Pediu para as meninas irem para a cama. Uma cama de casal, com colchões altos. O quarto era grande e tinha duas janelas voltadas para os fundos da fazenda. Da janela, a vista era linda. Via-se uma pequena colina, várias árvores, moitas de bambu, plantação de laranjeiras, jabuticabeiras, mangueiras e até uma parte cercada onde se plantavam as verduras da fazenda. Outra lindeza daquele local era poder ver e ouvir a bica de água, bem próxima do local. Ouvia-se a água cair sobre as pedras com um barulho tão belo que se fazia estar no paraíso. Podia-se ouvir a serenata dos grilos, sapos, cães, enfim, a bicharada toda fazendo a mais linda seresta da noite.

Assim que as meninas deitaram e se cobriram, Dona Joana apagou a luz do quarto, fechou a porta e foi para seu quarto, onde fez as orações e adormeceu.

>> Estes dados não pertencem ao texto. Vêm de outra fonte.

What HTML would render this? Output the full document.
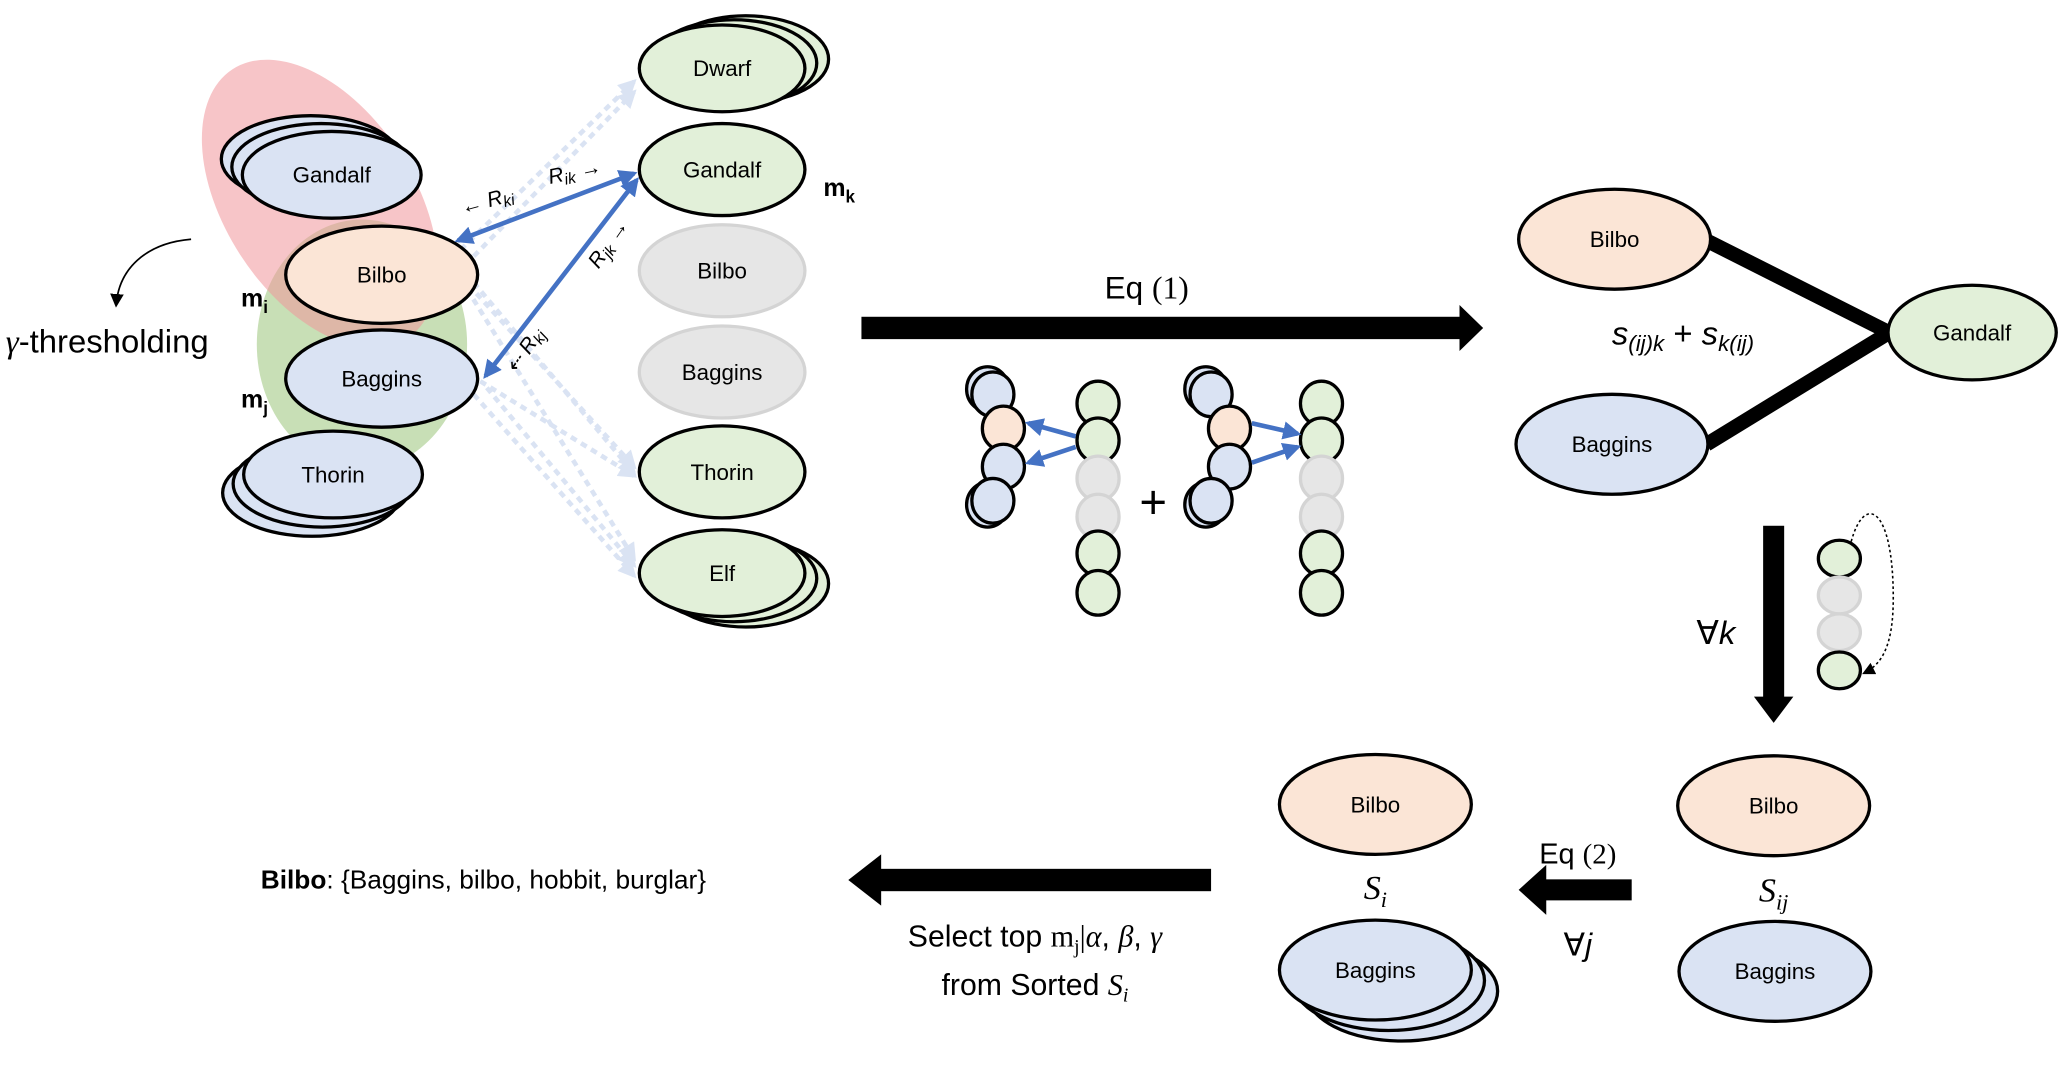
<!DOCTYPE html>
<html><head><meta charset="utf-8"><style>
html,body{margin:0;padding:0;background:#fff;}
svg{display:block;}
text{font-family:"Liberation Sans",sans-serif;}
.m{font-family:"Liberation Serif",serif;font-style:italic;}
</style></head><body>
<svg width="2062" height="1066" viewBox="0 0 1568 811" xmlns="http://www.w3.org/2000/svg">
<defs>
<marker id="bh" viewBox="0 0 10 10" refX="8" refY="5" markerWidth="4" markerHeight="4" orient="auto-start-reverse"><path d="M0,0L10,5L0,10z" fill="#4472c4"/></marker>
<marker id="lh" viewBox="0 0 10 10" refX="8" refY="5" markerWidth="4" markerHeight="4" orient="auto-start-reverse"><path d="M0,0L10,5L0,10z" fill="#dae3f3"/></marker>
<marker id="kh" viewBox="0 0 10 10" refX="8" refY="5" markerWidth="8" markerHeight="8" orient="auto"><path d="M0,0L10,5L0,10z" fill="#000"/></marker>
</defs>
<!-- background blobs -->
<ellipse cx="275" cy="262" rx="80" ry="95" fill="#c8dfb6"/>
<ellipse cx="243" cy="155" rx="72" ry="122" transform="rotate(-33 243 155)" fill="rgb(240,150,155)" fill-opacity="0.55"/>
<!-- dotted lines -->
<g stroke="#dae3f3" stroke-width="3.5" stroke-dasharray="5,4" fill="none" marker-end="url(#lh)">
<line x1="350" y1="190" x2="482" y2="62"/>
<line x1="360" y1="195" x2="482" y2="70"/>
<line x1="350" y1="210" x2="482" y2="355"/>
<line x1="360" y1="215" x2="482" y2="360"/>
<line x1="365" y1="290" x2="482" y2="362"/>
<line x1="370" y1="295" x2="482" y2="430"/>
<line x1="360" y1="300" x2="482" y2="438"/>
<line x1="355" y1="220" x2="482" y2="425"/>
</g>
<!-- left nodes -->
<g stroke="#000" stroke-width="2.5">
<ellipse cx="236" cy="121" rx="68" ry="33" fill="#dae3f3"/>
<ellipse cx="244" cy="127" rx="68" ry="33" fill="#dae3f3"/>
<ellipse cx="252" cy="133" rx="68" ry="33" fill="#dae3f3"/>
<ellipse cx="290" cy="209" rx="73" ry="37" fill="#fbe5d6"/>
<ellipse cx="290" cy="288" rx="73" ry="37" fill="#dae3f3"/>
<ellipse cx="237" cy="375" rx="68" ry="33" fill="#dae3f3"/>
<ellipse cx="245" cy="368" rx="68" ry="33" fill="#dae3f3"/>
<ellipse cx="253" cy="361" rx="68" ry="33" fill="#dae3f3"/>
</g>
<g font-size="17" text-anchor="middle">
<text x="252" y="139">Gandalf</text>
<text x="290" y="215">Bilbo</text>
<text x="290" y="294">Baggins</text>
<text x="253" y="367">Thorin</text>
</g>
<text x="183" y="233" font-size="19" font-weight="bold">m<tspan font-size="13" dy="5">i</tspan></text>
<text x="183" y="310" font-size="19" font-weight="bold">m<tspan font-size="13" dy="5">j</tspan></text>
<text x="4" y="268" font-size="25"><tspan class="m">γ</tspan>-thresholding</text>
<path d="M145,182 C110,185 90,205 88,232" fill="none" stroke="#000" stroke-width="1.3" marker-end="url(#kh)"/>
<!-- right column -->
<g stroke="#000" stroke-width="2.5">
<ellipse cx="567" cy="45" rx="63" ry="33" fill="#e2f0d9"/>
<ellipse cx="558" cy="48" rx="63" ry="33" fill="#e2f0d9"/>
<ellipse cx="549" cy="52" rx="63" ry="33" fill="#e2f0d9"/>
<ellipse cx="549" cy="129" rx="63" ry="35" fill="#e2f0d9"/>
<ellipse cx="549" cy="206" rx="63" ry="35" fill="#e6e6e6" stroke="#d4d4d4"/>
<ellipse cx="549" cy="283" rx="63" ry="35" fill="#e6e6e6" stroke="#d4d4d4"/>
<ellipse cx="549" cy="359" rx="63" ry="35" fill="#e2f0d9"/>
<ellipse cx="567" cy="444" rx="63" ry="33" fill="#e2f0d9"/>
<ellipse cx="558" cy="440" rx="63" ry="33" fill="#e2f0d9"/>
<ellipse cx="549" cy="436" rx="63" ry="33" fill="#e2f0d9"/>
</g>
<g font-size="17" text-anchor="middle">
<text x="549" y="58">Dwarf</text>
<text x="549" y="135">Gandalf</text>
<text x="549" y="212">Bilbo</text>
<text x="549" y="289">Baggins</text>
<text x="549" y="365">Thorin</text>
<text x="549" y="442">Elf</text>
</g>
<text x="626" y="149" font-size="19" font-weight="bold">m<tspan font-size="13" dy="5">k</tspan></text>
<!-- blue arrows -->
<g stroke="#4472c4" stroke-width="3.5" marker-start="url(#bh)" marker-end="url(#bh)">
<line x1="348" y1="183" x2="482" y2="132"/>
<line x1="369" y1="286" x2="484" y2="137"/>
</g>
<g class="m" font-size="16">
<text x="352" y="163" transform="rotate(-15 352 163)">← R<tspan font-size="12" dy="3">ki</tspan></text>
<text x="418" y="140" transform="rotate(-12 418 140)">R<tspan font-size="12" dy="3">ik</tspan><tspan dy="-3"> →</tspan></text>
<text x="455" y="205" transform="rotate(-55 455 205)">R<tspan font-size="12" dy="3">jk</tspan><tspan dy="-3"> →</tspan></text>
<text x="392" y="285" transform="rotate(-55 392 285)">⇠ R<tspan font-size="12" dy="3">kj</tspan></text>
</g>
<!-- Eq(1) arrow -->
<rect x="655" y="241" width="458" height="17" fill="#000"/>
<path d="M1110,232 L1128,249.5 L1110,267z" fill="#000"/>
<text x="872" y="227" font-size="24" text-anchor="middle">Eq <tspan font-family="Liberation Serif">(1)</tspan></text>
<!-- small diagrams -->
<g stroke="#000" stroke-width="2.5">
<ellipse cx="751" cy="296" rx="16" ry="17" fill="#dae3f3"/>
<ellipse cx="755" cy="300" rx="16" ry="17" fill="#dae3f3"/>
<ellipse cx="763" cy="326" rx="16" ry="17" fill="#fbe5d6"/>
<ellipse cx="763" cy="355" rx="16" ry="17" fill="#dae3f3"/>
<ellipse cx="751" cy="384" rx="16" ry="17" fill="#dae3f3"/>
<ellipse cx="755" cy="381" rx="16" ry="17" fill="#dae3f3"/>
<ellipse cx="835" cy="307" rx="16" ry="17" fill="#e2f0d9"/>
<ellipse cx="835" cy="335" rx="16" ry="17" fill="#e2f0d9"/>
<ellipse cx="835" cy="364" rx="16" ry="17" fill="#e6e6e6" stroke="#d4d4d4"/>
<ellipse cx="835" cy="393" rx="16" ry="17" fill="#e6e6e6" stroke="#d4d4d4"/>
<ellipse cx="835" cy="421" rx="16" ry="17" fill="#e2f0d9"/>
<ellipse cx="835" cy="451" rx="16" ry="17" fill="#e2f0d9"/>
<ellipse cx="917" cy="296" rx="16" ry="17" fill="#dae3f3"/>
<ellipse cx="921" cy="300" rx="16" ry="17" fill="#dae3f3"/>
<ellipse cx="935" cy="326" rx="16" ry="17" fill="#fbe5d6"/>
<ellipse cx="935" cy="355" rx="16" ry="17" fill="#dae3f3"/>
<ellipse cx="917" cy="384" rx="16" ry="17" fill="#dae3f3"/>
<ellipse cx="921" cy="381" rx="16" ry="17" fill="#dae3f3"/>
<ellipse cx="1005" cy="307" rx="16" ry="17" fill="#e2f0d9"/>
<ellipse cx="1005" cy="335" rx="16" ry="17" fill="#e2f0d9"/>
<ellipse cx="1005" cy="364" rx="16" ry="17" fill="#e6e6e6" stroke="#d4d4d4"/>
<ellipse cx="1005" cy="393" rx="16" ry="17" fill="#e6e6e6" stroke="#d4d4d4"/>
<ellipse cx="1005" cy="421" rx="16" ry="17" fill="#e2f0d9"/>
<ellipse cx="1005" cy="451" rx="16" ry="17" fill="#e2f0d9"/>
</g>
<g stroke="#4472c4" stroke-width="3.5" marker-end="url(#bh)">
<line x1="818" y1="332" x2="782" y2="322"/>
<line x1="818" y1="340" x2="782" y2="352"/>
<line x1="952" y1="322" x2="987" y2="330"/>
<line x1="952" y1="352" x2="987" y2="340"/>
</g>
<text x="877" y="394" font-size="36" text-anchor="middle">+</text>
<!-- right graph -->
<g stroke="#000" stroke-width="11">
<line x1="1298" y1="183" x2="1437" y2="253"/>
<line x1="1298" y1="338" x2="1437" y2="253"/>
</g>
<g stroke="#000" stroke-width="2.5">
<ellipse cx="1228" cy="182" rx="73" ry="38" fill="#fbe5d6"/>
<ellipse cx="1226" cy="338" rx="73" ry="38" fill="#dae3f3"/>
<ellipse cx="1500" cy="253" rx="64" ry="36" fill="#e2f0d9"/>
</g>
<g font-size="17" text-anchor="middle">
<text x="1228" y="188">Bilbo</text>
<text x="1226" y="344">Baggins</text>
<text x="1500" y="259">Gandalf</text>
</g>
<text x="1280" y="262" font-size="25" text-anchor="middle" font-family="Liberation Serif"><tspan font-style="italic">s</tspan><tspan font-size="17" dy="5" font-style="italic">(ij)k</tspan><tspan dy="-5"> + </tspan><tspan font-style="italic">s</tspan><tspan font-size="17" dy="5" font-style="italic">k(ij)</tspan></text>
<!-- down arrow -->
<rect x="1341" y="400" width="16" height="132" fill="#000"/>
<path d="M1334,530 L1364,530 L1349,550z" fill="#000"/>
<text x="1305" y="490" font-size="25" text-anchor="middle" font-family="Liberation Serif">∀<tspan font-style="italic">k</tspan></text>
<g stroke="#000" stroke-width="2.5">
<ellipse cx="1399" cy="425" rx="16" ry="14" fill="#e2f0d9"/>
<ellipse cx="1399" cy="453" rx="16" ry="14" fill="#e6e6e6" stroke="#d4d4d4"/>
<ellipse cx="1399" cy="481" rx="16" ry="14" fill="#e6e6e6" stroke="#d4d4d4"/>
<ellipse cx="1399" cy="510" rx="16" ry="14" fill="#e2f0d9"/>
</g>
<path d="M1408,412 C1418,375 1440,385 1440,455 C1440,490 1432,505 1418,512" fill="none" stroke="#000" stroke-width="1.2" stroke-dasharray="2,2" marker-end="url(#kh)"/>
<!-- bottom right -->
<g stroke="#000" stroke-width="2.5">
<ellipse cx="1349" cy="613" rx="73" ry="38" fill="#fbe5d6"/>
<ellipse cx="1350" cy="739" rx="73" ry="38" fill="#dae3f3"/>
<ellipse cx="1046" cy="612" rx="73" ry="38" fill="#fbe5d6"/>
<ellipse cx="1066" cy="754" rx="73" ry="38" fill="#dae3f3"/>
<ellipse cx="1056" cy="746" rx="73" ry="38" fill="#dae3f3"/>
<ellipse cx="1046" cy="738" rx="73" ry="38" fill="#dae3f3"/>
</g>
<g font-size="17" text-anchor="middle">
<text x="1349" y="619">Bilbo</text>
<text x="1350" y="745">Baggins</text>
<text x="1046" y="618">Bilbo</text>
<text x="1046" y="744">Baggins</text>
</g>
<text x="1349" y="686" font-size="26" class="m" text-anchor="middle">S<tspan font-size="17" dy="6">ij</tspan></text>
<text x="1046" y="684" font-size="26" class="m" text-anchor="middle">S<tspan font-size="17" dy="6">i</tspan></text>
<rect x="1175" y="669" width="66" height="16" fill="#000"/>
<path d="M1176,658 L1155,677 L1176,696z" fill="#000"/>
<text x="1200" y="657" font-size="22" text-anchor="middle">Eq <tspan font-family="Liberation Serif">(2)</tspan></text>
<text x="1200" y="727" font-size="24" text-anchor="middle" font-family="Liberation Serif">∀<tspan font-style="italic">j</tspan></text>
<rect x="668" y="661" width="253" height="17" fill="#000"/>
<path d="M670,650 L645,669.5 L670,689z" fill="#000"/>
<text x="198" y="676" font-size="20"><tspan font-weight="bold">Bilbo</tspan>: {Baggins, bilbo, hobbit, burglar}</text>
<text x="787" y="720" font-size="23" text-anchor="middle">Select top <tspan font-family="Liberation Serif">m</tspan><tspan font-family="Liberation Serif" font-size="15" dy="5">j</tspan><tspan dy="-5" font-family="Liberation Serif">|</tspan><tspan class="m">α</tspan>, <tspan class="m">β</tspan>, <tspan class="m">γ</tspan></text>
<text x="787" y="757" font-size="23" text-anchor="middle">from Sorted <tspan class="m">S</tspan><tspan class="m" font-size="15" dy="5">i</tspan></text>
</svg>
</body></html>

A noite ia passando. O relógio sempre badalava e anunciava mais uma hora passada. Dona Joana dormia firme no quarto dela e sempre roncava. A tia das meninas adormeceu profundamente, pois a lida do dia era grande e quase não aguentou acompanhar Dona Joana nas conversas.

Por volta das três horas da manhã, uma das meninas rolou na cama e caiu no assoalho, levando consigo parte das cobertas. O barulho foi grande que acordou a outra irmã. A coberta era puxada pela irmã, debaixo da cama. Ela segurava firme. Queria gritar, mas a voz não saía. Queria chorar, mas o choro e as lágrimas não vinham. Com a movimentação de uma menina puxando a coberta e a outra tentando segurar, o assoalho se movimentava e logo ouviu o prato de biscoito cair e a jarra de água espatifar no assoalho, molhando a menina do chão. A mesinha de cabeceira caiu sobre ela, fazendo barulho. Então o grito das duas foram ouvidos por toda casa:

- Eles estão vindo. A festa está começando e seremos fritas no caldeirão do assoalho.

Com o alvoroço, a tia acordou e logo foi até o quarto. Quando acendeu a luz, viu a baderna causada pelas meninas. Ficou o resto da noite junto delas e sempre contanto estórias dos acontecimentos da fazenda.